Para além disso o já referido mergulho do preço do petróleo e do consequente embaratecimento do custo do factor energético. O crude vem, de fresca data, dos 34 dólares/barril. Vai nos 12 e já se anunciam os 8. É o reverso de 1974-1975 e da crise subsequente. É a destruição do novo bezerro de ouro.
Há ainda o coetâneo abaixamento do preço em geral das matérias-primas importadas e das oleaginosas.
Há, enfim, o IVA, esse maná dentro de outro, só ele responsável por um efeito somado de 50 milhões de receitas, ou de 84 milhões, se tomarmos em conta esse efeito conjugado com o aumento das taxas reais de impostos conexos.
Em resumo e conclusão: um aumento das receitas totais que cavalga os 40%, pulo de corça nunca visto e que tão depressa não voltará a ver-se, como usa acontecer com os cometas!
Decerto a cogitar nestas elementaridades vizinhas do óbvio, o relatório da Comissão dá por si a referir, com repetida ênfase, a margem de manobra financeira de que este governo desfruta, ora qualificada de «sem precedentes», ora esticada até à constatação de que «permite tudo»! ... Até o disparate, como veremos.

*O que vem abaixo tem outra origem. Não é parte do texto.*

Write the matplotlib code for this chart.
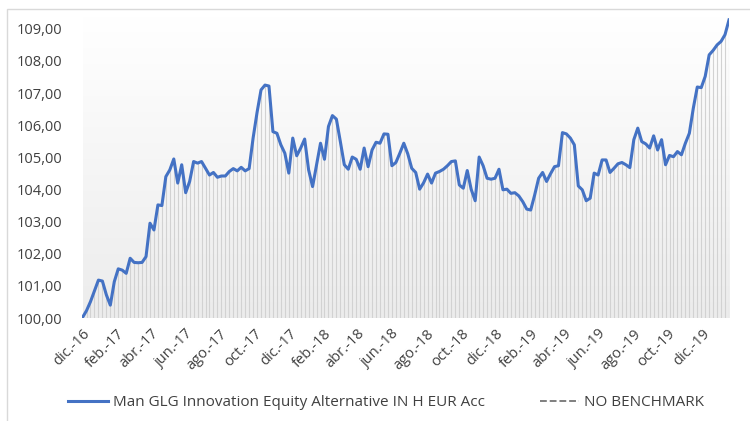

Se a estes dados de uma comparação impossível juntarmos a vantagem inestimável de governar sozinho, ainda que sem maioria, mas com namorada certa quando se faz mister uma piscadela de olho, digamos que este governo nasceu condenado a só poder governar inteiramente mal se ele próprio se revelar desastradamente péssimo.
O mínimo que a esse respeito se pode adiantar é que revela talento para o erro. A folga nas contas não é a única condição de um bom governo.
A margem de manobra financeira que este governo herdou pode, aliás, vir a revelar-se mais ampla do que a traduzida nos números da proposta do Governo.
Já vimos que o Governo trabalhou a sua proposta à base de uma cotação média anual do dólar de 169$, bem como do preço do petróleo de 16 dólares por barril. Onde vão esses pressupostos! ...
A correcção do défice da balança de transacções correntes para 300 milhões de dólares disfarça mal o facto de, nessa data, ser já mais que previsível um saldo positivo.
Sabemos, pelo relatório da Comissão, que a previsão da cobrança da contribuição industrial se mostra subavaliada em 5,6 milhões de contos, a do imposto complementar em, pelo menos, l milhão de contos, a do imposto de capitais em 5 milhões de contos, a do imposto extraordinário em 1,5 milhões de contos.
O PIDDAC vai também libertar sobejos não negligenciáveis. Dada a generosidade com que foi dotado, o adiantado do ano e a não muito optimista previsão do grau da sua exequibilidade (lembro que uma dotação bem mais modesta só pôde ser executada em 70% no ano transacto) é de prever uma redução de despesas da ordem das dezenas de milhões de contos.
Como se vê, o facto de o Governo ser pouco rigoroso a prever, não o impediu de, como regra, errar no sentido de ocultar margem de manobra. No fim do exercício dirá que foi tão bom que conseguiu ultrapassar os objectivos que se propôs!
É claro que há também suborçamentação de despesas, quando não ocultação intencional delas. Será, como foi realçado, o caso das subvenções previstas para empresas públicas, manifestamente insuficientes, e de empréstimos do tesouro seguramente não reembolsáveis. Digamos que, no encontro do a mais e do a menos, os grandes lesados são a verdade e o rigor do Orçamento. Não a margem de manobra, essa folgada!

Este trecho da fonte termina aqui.